Aus diesem vermeintlichen Unrecht schöpften die Langnauer enorme «Trotzenergie». Als es gelungen war, bis zur zweiten Pause alle Zuger Powerplays heil zu überstehen (im zweiten Drittel spielte Zug während acht Minuten mit einem Feldspieler mehr), spürte jeder im Stadion: das ist die Entscheidung gegen Zug. Jetzt kann die Emmentaler nichts mehr erschüttern.

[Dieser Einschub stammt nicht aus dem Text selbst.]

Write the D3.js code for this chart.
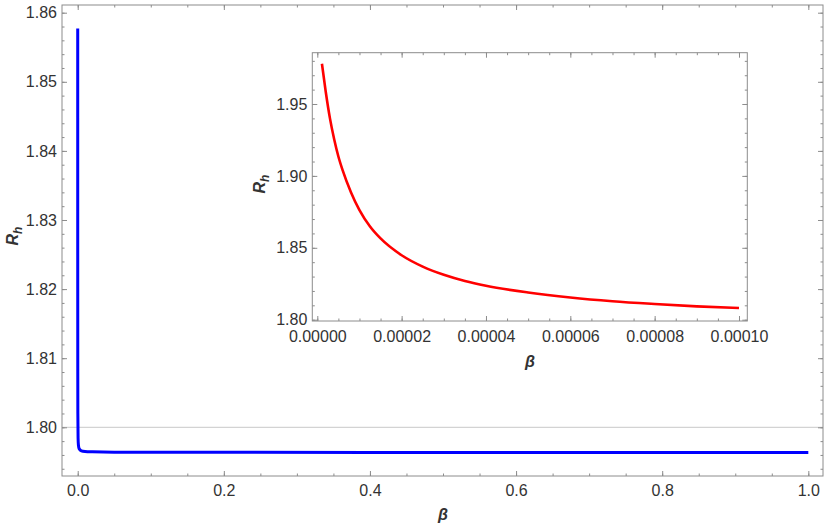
<!DOCTYPE html>
<html>
<head>
<meta charset="utf-8">
<script src="https://cdn.jsdelivr.net/npm/d3@7"></script>
<style>
  body { margin: 0; background: #fff; }
  text { font-family: "Liberation Sans", Arial, sans-serif; }
</style>
</head>
<body>
<div id="chart"></div>
<script>
// curva principal (beta de 0 a 1)
const betaMain = [0.000014, 0.00002, 0.00003, 0.00005, 0.0001, 0.0002, 0.0005, 0.001, 0.002, 0.005, 0.01, 0.02, 0.05, 0.1, 0.2, 0.4, 0.6, 0.8, 1.0];
const rhMain = [1.8577, 1.8448, 1.8312, 1.8189, 1.8081, 1.8020, 1.7985, 1.7974, 1.7969, 1.7966, 1.7965, 1.79645, 1.7964, 1.79640, 1.79638, 1.79637, 1.79636, 1.79635, 1.79635];

// curva del recuadro (beta pequeño)
const betaInset = [0.0000011, 0.000002, 0.000003, 0.000004, 0.000005, 0.000006, 0.000008, 0.00001, 0.0000125, 0.000015, 0.00002, 0.000025, 0.00003, 0.000035, 0.00004, 0.00005, 0.00006, 0.00007, 0.00008, 0.00009, 0.0001];
const rhInset = [1.9780, 1.9585, 1.9400, 1.9255, 1.9135, 1.9040, 1.8885, 1.8762, 1.8648, 1.8565, 1.8448, 1.8369, 1.8312, 1.8269, 1.8236, 1.8189, 1.8154, 1.8128, 1.8109, 1.8093, 1.8081];

// ticks
const mainXTicks = [0, 0.2, 0.4, 0.6, 0.8, 1.0];
const mainYTicks = [1.80, 1.81, 1.82, 1.83, 1.84, 1.85, 1.86];
const insetXTicks = [0, 0.00002, 0.00004, 0.00006, 0.00008, 0.0001];
const insetYTicks = [1.80, 1.85, 1.90, 1.95];

const W = 830, H = 528;
const frameColor = "#8c8c8c";
const labelColor = "#333";

const svg = d3.select("#chart").append("svg")
  .attr("width", W).attr("height", H);

function range(a, b, step) {
  const out = [];
  const n = Math.round((b - a) / step);
  for (let i = 0; i <= n; i++) out.push(a + i * step);
  return out;
}

// dibuja un panel con marco y ticks en los cuatro lados
function drawPanel(g, x, y, opts) {
  const [x0, x1] = x.range();
  const [y0, y1] = y.range(); // y0 abajo, y1 arriba

  g.append("rect")
    .attr("x", x0).attr("y", y1)
    .attr("width", x1 - x0).attr("height", y0 - y1)
    .attr("fill", "#fff");

  if (opts.grid != null) {
    g.append("line")
      .attr("x1", x0).attr("x2", x1)
      .attr("y1", y(opts.grid)).attr("y2", y(opts.grid))
      .attr("stroke", "#c8c8c8").attr("stroke-width", 1);
  }

  const line = d3.line()
    .x((d, i) => x(opts.xs[i]))
    .y(d => y(d))
    .curve(d3.curveMonotoneX);

  g.append("path")
    .datum(opts.ys)
    .attr("d", line)
    .attr("fill", "none")
    .attr("stroke", opts.color)
    .attr("stroke-width", opts.width)
    .attr("stroke-linejoin", "round");

  const minorX = range(opts.minorX[0], opts.minorX[1], opts.minorX[2]);
  const minorY = range(opts.minorY[0], opts.minorY[1], opts.minorY[2]);

  // [eje, transform, mayores, menores, etiquetas, formato, separación]
  const axes = [
    [d3.axisBottom(x), "translate(0," + y0 + ")", opts.xTicks, minorX, true, opts.fmt[0], opts.padX],
    [d3.axisTop(x), "translate(0," + y1 + ")", opts.xTicks, minorX, false, null, 0],
    [d3.axisLeft(y), "translate(" + x0 + ",0)", opts.yTicks, minorY, true, opts.fmt[1], opts.padY],
    [d3.axisRight(y), "translate(" + x1 + ",0)", opts.yTicks, minorY, false, null, 0]
  ];

  axes.forEach(([ax, tr, majors, minors, labels, fmt, pad]) => {
    const minorG = g.append("g").attr("transform", tr)
      .call(ax.tickValues(minors).tickSize(-2.5).tickFormat("").tickSizeOuter(0));
    minorG.select(".domain").remove();
    minorG.selectAll("line").attr("stroke", frameColor);

    const majorG = g.append("g").attr("transform", tr)
      .call(ax.tickValues(majors).tickSize(-5).tickSizeOuter(0)
        .tickPadding(pad)
        .tickFormat(labels ? fmt : ""));
    majorG.select(".domain").remove();
    majorG.selectAll("line").attr("stroke", frameColor);
    majorG.selectAll("text")
      .attr("fill", labelColor)
      .style("font-size", "16px");
  });

  g.append("rect")
    .attr("x", x0).attr("y", y1)
    .attr("width", x1 - x0).attr("height", y0 - y1)
    .attr("fill", "none")
    .attr("stroke", frameColor).attr("stroke-width", 1);
}

function axisLabels(g, bx, by, rx, ry) {
  g.append("text")
    .attr("x", bx).attr("y", by)
    .attr("text-anchor", "middle")
    .style("font-size", "16px").style("font-weight", "bold").style("font-style", "italic")
    .attr("fill", labelColor)
    .text("β");
  const t = g.append("text")
    .attr("transform", "translate(" + rx + "," + ry + ") rotate(-90)")
    .attr("text-anchor", "middle")
    .style("font-size", "16px").style("font-weight", "bold").style("font-style", "italic")
    .attr("fill", labelColor);
  t.append("tspan").text("R");
  t.append("tspan").attr("dy", 4).style("font-size", "12px").text("h");
}

// panel principal
const xMain = d3.scaleLinear().domain([-0.0215, 1.0201]).range([62, 823]);
const yMain = d3.scaleLinear().domain([1.792952, 1.861114]).range([476, 5]);

const gMain = svg.append("g");
drawPanel(gMain, xMain, yMain, {
  xs: betaMain, ys: rhMain, color: "#0000ff", width: 3,
  grid: 1.80,
  xTicks: mainXTicks, yTicks: mainYTicks,
  minorX: [0, 1.0, 0.05], minorY: [1.794, 1.86, 0.002],
  fmt: [d3.format(".1f"), d3.format(".2f")],
  padX: 9, padY: 5
});
axisLabels(gMain, 443, 520, 17.5, 236);

// recuadro
const xIn = d3.scaleLinear().domain([-0.000001186, 0.00010197]).range([312.3, 747.3]);
const yIn = d3.scaleLinear().domain([1.7991, 1.98567]).range([321, 52.7]);

const gIn = svg.append("g");
drawPanel(gIn, xIn, yIn, {
  xs: betaInset, ys: rhInset, color: "#ff0000", width: 2.6,
  grid: null,
  xTicks: insetXTicks, yTicks: insetYTicks,
  minorX: [0, 0.0001, 0.000005], minorY: [1.80, 1.98, 0.01],
  fmt: [d3.format(".5f"), d3.format(".2f")],
  padX: 10, padY: 5
});
axisLabels(gIn, 530, 367, 265, 184);
</script>
</body>
</html>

Interessanterweise war es das erste Spiel der SCL Tigers in dieser Saison ohne Chris DiDomenico. Der Kanadier wurde nach einer kraftlosen Darbietung im Derby (1:4 gegen den SCB) erstmals das «Opfer» des Rotationsprinzips unter den fünf ausländischen Stürmern, musste pausieren und sass knurrig in der VIP-Loge. Offenbar hatte er beim Spengler Cup mit Team Canada zu viel Energie verloren – zumal er während des Turniers einmal um 04.00 Uhr in der früh mit dem Auto von Davos nach Kloten bretterte, um dort eine aus Übersee einfliegende Freundin abzuholen.
Eine uralte Weisheit sagt, man solle ein siegreiches Team nie umstellen. Das gilt erst recht nach einem perfekten Spiel. Sportchef Marco Bayer hatte vor dem Spiel versichert, Chris DiDomenico werde in Ambri ins Team zurückkehren. «Wir erwarten, dass er in Ambri energiegeladen die Mannschaft mitreisst.» Ein Dilemma für Heinz Ehlers. Stellt er eine siegreiche Mannschaft um? «Kein Problem, ich habe schon mehrmals nach einem Sieg die Ausländer gewechselt.»

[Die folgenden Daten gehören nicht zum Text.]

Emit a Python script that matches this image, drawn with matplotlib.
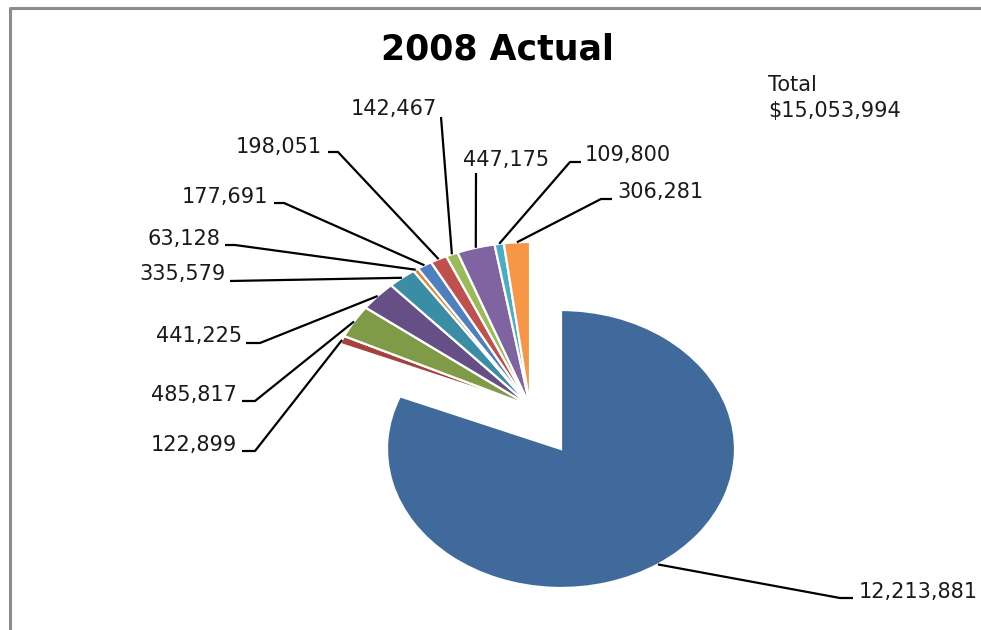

Es gibt auch vom EV Zug eine Meldung am Rande: Stürmer Fabian Haberstich, (21), im Sommer 2016 aus Langnau gekommen, bekommt keinen neuen Vertrag. Dies bestätigt Sportchef Reto Kläy. Haberstich sei zu wenig gut für einen Stammplatz in der ersten Mannschaft und beim Farmteam brauche man Platz für die eigenen Talente. Der kräftige Flügel (183 cm/93 kg) hat diese Saison in Zugs Farmteam fast einen Punkt pro Spiel gebucht.
Fabian Haberstich ist sozusagen die Langnauer Antwort auf Inti Pestoni. Ein Jahrzehnttalent. Als Junior auf einer Stufe mit dem gleichaltrigen Denis Malgin, der heute in der NHL stürmt. Aber im Training und im Spiel lange Zeit mit sich selbst zu gnädig. Nun ist sein Agent Sandro Bertaggia auf der Suche nach einem neuen Arbeitgeber.